Equity tax and welfare rights organiser Alan Lean said he had “major concerns” about how manageable the HMRC plans would be for individuals working in the entertainment industry. He added that it had the potential to be a “massive burden” on members, highlighting both the increased time that will need to be spent on tax administration and the potentially higher cost, if accountants were needed four times a year.
It is estimated by accountants that the impact on the average self-employed person in the industry could be about £1,250 per year – based on costs of current software and competitive tax administration.
Lean said the plans would be “completely impractical” for performers or theatre professionals working on tour or away from home, who might not have access to a reliable internet connection.
He said that in the long-term, it could allow taxpayers to have increased information about their data, and that costs could be spread by a pay-as-you-go system.
He added that Equity was having positive dialogue with HMRC about the issues facing its members, but said the union thought the entertainment sector should be exempted “because of the way it operates, often on short-term contracts… and the fact that [individuals] might not know with more than a few days’ notice that they’re going to be away”.
BECTU research officer Tony Lennon told The Stage that the digital tax reforms were “in principle a good idea”, but said: “In practice, this is going to be a bureaucratic nightmare for tens of thousands of self-employed freelancers in the entertainment sector.”
Both Lennon and Lean also expressed concern over HMRC’s proposed implementation timeline, which would see the changes come into force in April 2018, claiming it is too early for proper familiarisation with the regime.
Tax advisor Dave Morrison, from entertainment accountants Nyman Libson Paul, said the timescale was “ambitious”.

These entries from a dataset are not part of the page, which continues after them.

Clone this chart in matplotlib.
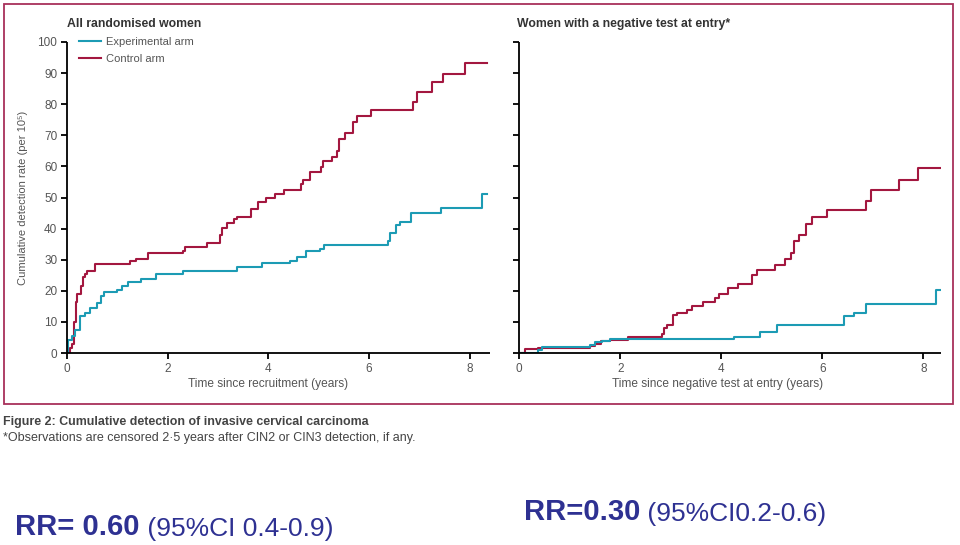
import matplotlib
matplotlib.use('Agg')
import matplotlib.pyplot as plt
from matplotlib.patches import Rectangle

plt.rcParams['font.family'] = ['Liberation Sans', 'DejaVu Sans']

# colours
EXP_COLOR = '#1c9bb4'
CTRL_COLOR = '#a3173f'
BORDER_COLOR = '#a8305a'
TEXT_GRAY = '#555555'
RR_COLOR = '#2e3192'

# ---- data (years, cumulative detection per 10^5) ----
# left panel: all randomised women
all_ctrl_t = [0, 0.06, 0.09, 0.13, 0.17, 0.20, 0.28, 0.32, 0.35, 0.39, 0.56, 1.25, 1.37,
              1.60, 2.31, 2.34, 2.79, 3.04, 3.08, 3.18, 3.31, 3.38, 3.66, 3.80, 3.96, 4.13,
              4.31, 4.64, 4.68, 4.82, 5.05, 5.08, 5.27, 5.36, 5.40, 5.52, 5.68, 5.75, 6.03,
              6.87, 6.95, 7.24, 7.47, 7.90, 8.35]
all_ctrl_v = [0, 1.5, 3, 10, 16.5, 19, 21.5, 24.5, 25.5, 26.5, 28.5, 29.6, 30.2,
              32.0, 32.9, 34.2, 35.3, 37.9, 40.1, 41.7, 43.1, 43.6, 46.2, 48.6, 49.7, 51.1,
              52.4, 54.2, 55.6, 58.1, 59.9, 61.8, 63.1, 65.0, 68.7, 70.6, 74.4, 76.3, 78.1,
              80.8, 83.8, 87.0, 89.6, 93.3, 93.3]
all_exp_t = [0, 0.01, 0.09, 0.15, 0.25, 0.36, 0.46, 0.59, 0.67, 0.74, 0.99, 1.10, 1.22,
             1.47, 1.77, 2.30, 3.38, 3.88, 4.42, 4.56, 4.74, 5.02, 5.10, 6.38, 6.42, 6.54,
             6.61, 6.84, 7.43, 8.24, 8.35]
all_exp_v = [0, 4.2, 5.5, 7.4, 11.9, 13.0, 14.4, 16.0, 18.3, 19.7, 20.3, 21.5, 22.7,
             23.8, 25.3, 26.5, 27.8, 29.0, 29.7, 31.0, 32.9, 33.5, 34.7, 36.0, 38.5, 41.2,
             42.2, 44.9, 46.7, 51.1, 51.1]

# right panel: women with a negative test at entry
neg_ctrl_t = [0, 0.11, 0.38, 1.40, 1.50, 1.61, 1.80, 2.16, 2.82, 2.87, 2.93, 3.05, 3.12,
              3.33, 3.41, 3.63, 3.88, 3.96, 4.14, 4.34, 4.60, 4.71, 5.06, 5.26, 5.37, 5.43,
              5.54, 5.68, 5.79, 6.09, 6.87, 6.96, 7.51, 7.90, 8.34]
neg_ctrl_v = [0, 1.3, 1.5, 2.1, 3.0, 3.7, 4.3, 5.3, 6.0, 8.0, 9.1, 12.3, 12.9,
              13.9, 15.2, 16.5, 17.7, 19.1, 20.9, 22.3, 25.2, 26.6, 28.4, 30.2, 32.3, 35.9,
              38.0, 41.6, 43.7, 46.1, 49.0, 52.3, 55.5, 59.5, 59.5]
neg_exp_t = [0, 0.38, 0.44, 1.40, 1.50, 1.63, 1.80, 4.25, 4.77, 5.11, 6.43, 6.63, 6.86, 8.25, 8.34]
neg_exp_v = [0, 1.1, 2.0, 2.7, 3.4, 4.0, 4.5, 5.1, 6.9, 9.1, 11.8, 12.9, 15.9, 20.4, 20.4]

x_ticks = [0, 2, 4, 6, 8]
y_ticks = [0, 10, 20, 30, 40, 50, 60, 70, 80, 90, 100]

W, H = 960, 545
fig = plt.figure(figsize=(9.6, 5.45), dpi=100)


def px_axes(x0, x1, y_top, y_bot):
    return fig.add_axes([x0 / W, 1 - y_bot / H, (x1 - x0) / W, (y_bot - y_top) / H])


def style_axes(ax, xmax, show_ylabels):
    ax.set_xlim(0, xmax)
    ax.set_ylim(0, 100)
    ax.set_xticks(x_ticks)
    ax.set_yticks(y_ticks)
    if not show_ylabels:
        ax.set_yticklabels([])
    for side in ('top', 'right'):
        ax.spines[side].set_visible(False)
    for side in ('left', 'bottom'):
        ax.spines[side].set_linewidth(1.3)
        ax.spines[side].set_capstyle('butt')
    ax.tick_params(axis='both', direction='out', length=4.5, width=1.3,
                   labelsize=8.5, labelcolor=TEXT_GRAY, pad=2.5)


ax1 = px_axes(67, 490, 42, 353)
ax2 = px_axes(519.3, 941, 42, 353)

ax1.step(all_ctrl_t, all_ctrl_v, where='post', color=CTRL_COLOR, lw=1.5, label='Control arm')
ax1.step(all_exp_t, all_exp_v, where='post', color=EXP_COLOR, lw=1.5, label='Experimental arm')
ax2.step(neg_ctrl_t, neg_ctrl_v, where='post', color=CTRL_COLOR, lw=1.5)
ax2.step(neg_exp_t, neg_exp_v, where='post', color=EXP_COLOR, lw=1.5)

style_axes(ax1, 8.4, True)
style_axes(ax2, 8.35, False)

# legend (experimental listed first)
h, l = ax1.get_legend_handles_labels()
leg = ax1.legend(h[::-1], l[::-1], loc='upper left', bbox_to_anchor=(0.028, 1.017),
                 frameon=False, fontsize=8, handlelength=2.0, handletextpad=0.45,
                 labelspacing=0.68, borderpad=0, borderaxespad=0)
for t in leg.get_texts():
    t.set_color(TEXT_GRAY)

# titles
ax1.text(0, 1.058, 'All randomised women', transform=ax1.transAxes, fontsize=8.8,
         fontweight='bold', color='#333333', va='center', ha='left')
ax2.text(-0.005, 1.058, 'Women with a negative test at entry*', transform=ax2.transAxes,
         fontsize=8.8, fontweight='bold', color='#333333', va='center', ha='left')

# axis labels
ax1.set_ylabel('Cumulative detection rate (per 10⁵)', fontsize=8, color=TEXT_GRAY)
ax1.yaxis.set_label_coords(-0.092, 0.5)
ax1.set_xlabel('Time since recruitment (years)', fontsize=8.6, color=TEXT_GRAY)
ax1.xaxis.set_label_coords(0.475, -0.08)
ax2.set_xlabel('Time since negative test at entry (years)', fontsize=8.6, color=TEXT_GRAY)
ax2.xaxis.set_label_coords(0.471, -0.08)

# frame around the figure panel
fig.patches.append(Rectangle((4 / W, 1 - 404 / H), 949 / W, 400 / H, transform=fig.transFigure,
                             fill=False, edgecolor=BORDER_COLOR, linewidth=1.3))

# caption
fig.text(3 / W, 1 - 422 / H, 'Figure 2: Cumulative detection of invasive cervical carcinoma',
         fontsize=8.9, fontweight='bold', color='#444444', va='center', ha='left')
fig.text(3 / W, 1 - 438 / H,
         '*Observations are censored 2·5 years after CIN2 or CIN3 detection, if any.',
         fontsize=9, color='#444444', va='center', ha='left')

# relative risks
narrow = ['Liberation Sans Narrow', 'Liberation Sans', 'DejaVu Sans']
rr1 = fig.text(15 / W, 1 - 524 / H, 'RR= 0.60', fontsize=21, fontweight='bold',
               color=RR_COLOR, family=narrow, va='center_baseline', ha='left')
ax1.annotate(' (95%CI 0.4-0.9)', xy=(1, 0), xycoords=rr1, xytext=(0, 0),
             textcoords='offset points', fontsize=19, color=RR_COLOR, family=narrow,
             va='bottom', ha='left', annotation_clip=False)
rr2 = fig.text(524 / W, 1 - 509 / H, 'RR=0.30', fontsize=21, fontweight='bold',
               color=RR_COLOR, family=narrow, va='center_baseline', ha='left')
ax2.annotate(' (95%CI0.2-0.6)', xy=(1, 0), xycoords=rr2, xytext=(0, 0),
             textcoords='offset points', fontsize=19, color=RR_COLOR, family=narrow,
             va='bottom', ha='left', annotation_clip=False)

fig.savefig('out.png', dpi=100)
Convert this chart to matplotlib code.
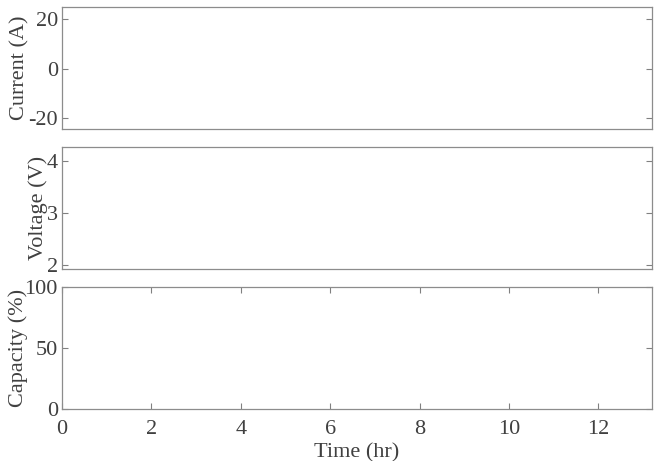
import matplotlib.pyplot as plt

# the reference panels carry no visible traces, only frames and ticks
time_hr = []
current_a = []
voltage_v = []
capacity_pct = []

x_ticks = [0, 2, 4, 6, 8, 10, 12]
current_ticks = [-20, 0, 20]
voltage_ticks = [2, 3, 4]
capacity_ticks = [0, 50, 100]

plt.rcParams["font.family"] = ["Liberation Serif", "DejaVu Serif"]
plt.rcParams["font.size"] = 16
plt.rcParams["axes.unicode_minus"] = False
plt.rcParams["text.color"] = "#404040"
plt.rcParams["axes.labelcolor"] = "#404040"
plt.rcParams["xtick.color"] = "#404040"
plt.rcParams["ytick.color"] = "#404040"

fig = plt.figure(figsize=(6.6, 4.61), dpi=100)
panels = [
    (0.7202, time_hr, current_a, current_ticks, (-24.4, 25.0), "Current (A)", -0.072),
    (0.4165, time_hr, voltage_v, voltage_ticks, (1.92, 4.27), "Voltage (V)", -0.041),
    (0.1128, time_hr, capacity_pct, capacity_ticks, (0, 100), "Capacity (%)", -0.074),
]
axes = []
for bottom, xs, ys, yt, ylim, lab, lx in panels:
    ax = fig.add_axes([0.094, bottom, 0.894, 0.2646])
    ax.plot(xs, ys, color="#2b5f9e", lw=1)
    ax.set_xlim(0, 13.2)
    ax.set_ylim(*ylim)
    ax.set_yticks(yt)
    ax.set_ylabel(lab)
    ax.yaxis.set_label_coords(lx, 0.5)
    ax.yaxis.label.set_verticalalignment("center")
    ax.tick_params(axis="y", direction="in", right=True, length=4, width=0.8,
                   color="#808080", pad=3)
    for s in ax.spines.values():
        s.set_color("#8c8c8c")
        s.set_linewidth(0.9)
    axes.append(ax)

# only the lowest panel has x ticks
for ax in axes[:2]:
    ax.set_xticks([])
axes[2].set_xticks(x_ticks)
axes[2].tick_params(axis="x", direction="in", top=True, length=4, width=0.8,
                    color="#808080", pad=8)
axes[2].set_xlabel("Time (hr)", labelpad=3)

fig.savefig("out.png", dpi=100)
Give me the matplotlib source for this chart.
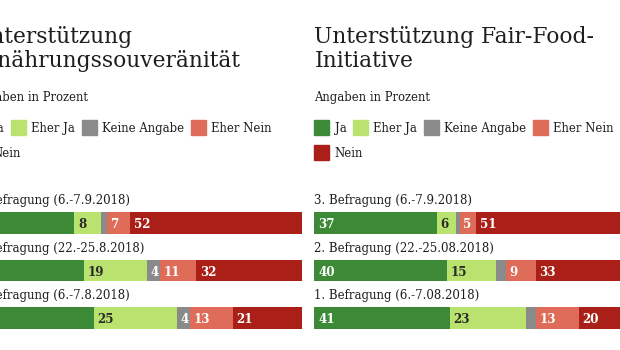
import matplotlib
matplotlib.use("Agg")
import matplotlib.pyplot as plt
from matplotlib.patches import Rectangle
from matplotlib.transforms import offset_copy

# answer categories and colours
categories = ["Ja", "Eher Ja", "Keine Angabe", "Eher Nein", "Nein"]
colors = ["#3c8a36", "#b9e26f", "#8a8a8a", "#de6c58", "#aa2018"]

# left chart: Ernährungssouveränität
left_rows = ["3. Befragung (6.-7.9.2018)", "2. Befragung (22.-25.8.2018)", "1. Befragung (6.-7.8.2018)"]
left_ja = [31, 34, 37]
left_eher_ja = [8, 19, 25]
left_keine = [2, 4, 4]
left_eher_nein = [7, 11, 13]
left_nein = [52, 32, 21]

# right chart: Fair-Food-Initiative
right_rows = ["3. Befragung (6.-7.9.2018)", "2. Befragung (22.-25.08.2018)", "1. Befragung (6.-7.08.2018)"]
right_ja = [37, 40, 41]
right_eher_ja = [6, 15, 23]
right_keine = [1, 3, 3]
right_eher_nein = [5, 9, 13]
right_nein = [51, 33, 20]

W, H = 620, 350
SERIF = "DejaVu Serif"
TXT = "#1e1e1e"

fig = plt.figure(figsize=(W / 100, H / 100), dpi=100)
fig.patch.set_facecolor("white")


def px(x, y):
    return x / W, 1 - y / H


def panel(x0, title, rows, series):
    fig.text(*px(x0, 43), title[0], fontsize=15.7, family=SERIF, color=TXT, va="baseline")
    fig.text(*px(x0, 67), title[1], fontsize=15.7, family=SERIF, color=TXT, va="baseline")
    fig.text(*px(x0, 101), "Angaben in Prozent", fontsize=8.4, family=SERIF, color=TXT, va="baseline")

    # legend, two rows of squares with labels
    r = fig.canvas.get_renderer()
    lx = x0
    for i, (cat, col) in enumerate(zip(categories, colors)):
        top = 120 if i < 4 else 145
        if i == 4:
            lx = x0
        fig.patches.append(Rectangle(px(lx, top + 15), 15 / W, 15 / H, color=col,
                                     transform=fig.transFigure, figure=fig))
        t = fig.text(*px(lx + 20, top + 12), cat, fontsize=8.4, family=SERIF, color=TXT, va="baseline")
        bb = t.get_window_extent(renderer=r)
        lx = bb.x1 + 7

    ax = fig.add_axes([x0 / W, (H - 329) / H, 330 / W, 117 / H])
    ax.set_xlim(0, 100)
    h = 0.463
    ax.set_ylim(2 + h / 2, -h / 2)
    ax.axis("off")
    ypos = range(len(rows))
    left = [0] * len(rows)
    for k, vals in enumerate(series):
        ax.barh(ypos, vals, left=left, height=h, color=colors[k], linewidth=0)
        for i, v in enumerate(vals):
            xs = ax.transData.transform((left[i], i))[0]
            if v >= 4 and xs >= 0:
                ax.text(left[i] + 1.1, i + 0.04, str(v), va="center", ha="left",
                        fontsize=8.6, family=SERIF, fontweight="bold",
                        color="#2a2a2a" if k == 1 else "white")
        left = [a + b for a, b in zip(left, vals)]
    lab_tr = offset_copy(ax.transData, fig=fig, y=8, units="dots")
    for i, lab in enumerate(rows):
        ax.text(0, i - h / 2, lab, transform=lab_tr, fontsize=8.5, family=SERIF,
                color=TXT, va="baseline", ha="left")


panel(-28, ["Unterstützung", "Ernährungssouveränität"], left_rows,
      [left_ja, left_eher_ja, left_keine, left_eher_nein, left_nein])
panel(314.5, ["Unterstützung Fair-Food-", "Initiative"], right_rows,
      [right_ja, right_eher_ja, right_keine, right_eher_nein, right_nein])

fig.savefig("out.png", dpi=100, facecolor="white")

A spokesman for HMRC said it was aware of new apps that will cater for people with unusual working patterns, as in the entertainment industry.
He added that other areas being explored by the consultation process – which is now closed – included deferring implementation for the smallest businesses and looking at the threshold at which the requirements become mandatory.
“We are also consulting on proposals for a points-based penalty system that would apply financial penalties only after several filing obligations had not been met,” he said.